As a final small treat in Beijing, it turns out that Yi Tian Tu Long Ji [Heaven Sword and Dragon Sabre] is running every day from 8 am until 5 pm this week on TV, so I am able to catch bits and pieces in the mornings and during our mid-afternoon “rest and recuperate” sessions. Early episodes mostly; I do see the scene where Zhang Wuji’s parents kill themselves and the devastating discovery by Wuji, some episodes later, that he is being used by his godfather’s enemies. YP can just tear your heart out of your chest when he cries. By the time I have to leave Beijing, Wuji has started to collect his young women ... I really need to watch this series again, right after I rewatch YMHJ, and all of the new stuff I have picked up on this trip.

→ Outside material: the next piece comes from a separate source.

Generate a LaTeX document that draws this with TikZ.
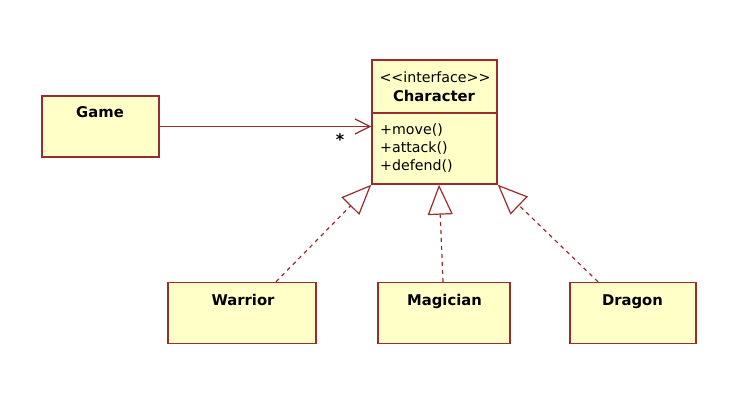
\documentclass[tikz,border=0pt]{standalone}
\usepackage{fontspec}
\setmainfont{DejaVu Sans}[Ligatures=TeXOff]
\usetikzlibrary{arrows.meta}

\definecolor{umlline}{RGB}{153,45,45}
\definecolor{umlfill}{RGB}{255,255,200}

\begin{document}
\begin{tikzpicture}[x=1pt, y=-1pt,
    classbox/.style={draw=umlline, fill=umlfill, line width=1.4pt, inner sep=0pt},
    classname/.style={anchor=base, font=\fontsize{14.8}{16}\selectfont\bfseries},
    member/.style={anchor=base west, font=\fontsize{14.2}{16}\selectfont, inner sep=0pt},
    assoc/.style={draw=umlline, line width=1.2pt, -{Straight Barb[length=15pt, width=15pt, line width=1.2pt]}},
    realize/.style={draw=umlline, line width=1.2pt, dash pattern=on 4pt off 4pt,
        -{Triangle[length=30pt, width=25pt, fill=white, line width=1.2pt]}}]
    \useasboundingbox (0,0) rectangle (741,406);

    % classes
    \node[classbox, minimum width=117pt, minimum height=61pt] (game) at (100.5,126.5) {};
    \node[classname] (gamename) at (100,117.5) {Game};

    \node[classbox, minimum width=125pt, minimum height=124pt] (char) at (434.5,122) {};
    \draw[umlline, line width=1.4pt] (char.west |- 0,113) coordinate (divl) -- (char.east |- 0,113) coordinate (divr);
    \node[anchor=base, font=\fontsize{14.2}{16}\selectfont] (stereo) at (435,83) {<<interface>>};
    \node[classname] (charname) at (434,101.5) {Character};
    \node[member] (move) at (380,135) {+move()};
    \node[member] (attack) at (380,153) {+attack()};
    \node[member] (defend) at (380,171) {+defend()};

    \node[classbox, minimum width=148pt, minimum height=61pt] (warrior) at (242,313) {};
    \node[classname] (warriorname) at (243,305) {Warrior};
    \node[classbox, minimum width=132pt, minimum height=61pt] (magician) at (444,313) {};
    \node[classname] (magicianname) at (444.5,305) {Magician};
    \node[classbox, minimum width=126pt, minimum height=61pt] (dragon) at (633,313) {};
    \node[classname] (dragonname) at (632.5,305) {Dragon};

    % association
    \draw[assoc] (game.east) -- (game.east -| char.west);
    \node[font=\fontsize{16}{16}\selectfont\bfseries, inner sep=0pt] (mult) at (340,140) {*};

    % realizations
    \draw[realize] ([xshift=34pt]warrior.north) -- (char.south west);
    \draw[realize] ([xshift=-1pt]magician.north) -- ([xshift=4.5pt]char.south);
    \draw[realize] ([xshift=-35pt]dragon.north) -- (char.south east);

\end{tikzpicture}
\end{document}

Oh yeah, and the downloads I have been collecting for the past few months but have not had time to even watch.
Last but not least, wandering around Bejiing airport shops in a feeble attempt to spend some of my remaining RMB, I found a very cheap pair of silver earrings with the Chinese character “ai” (love) ... which is also the title of a Su You Peng song dating from early in his career. Of course I picked these up.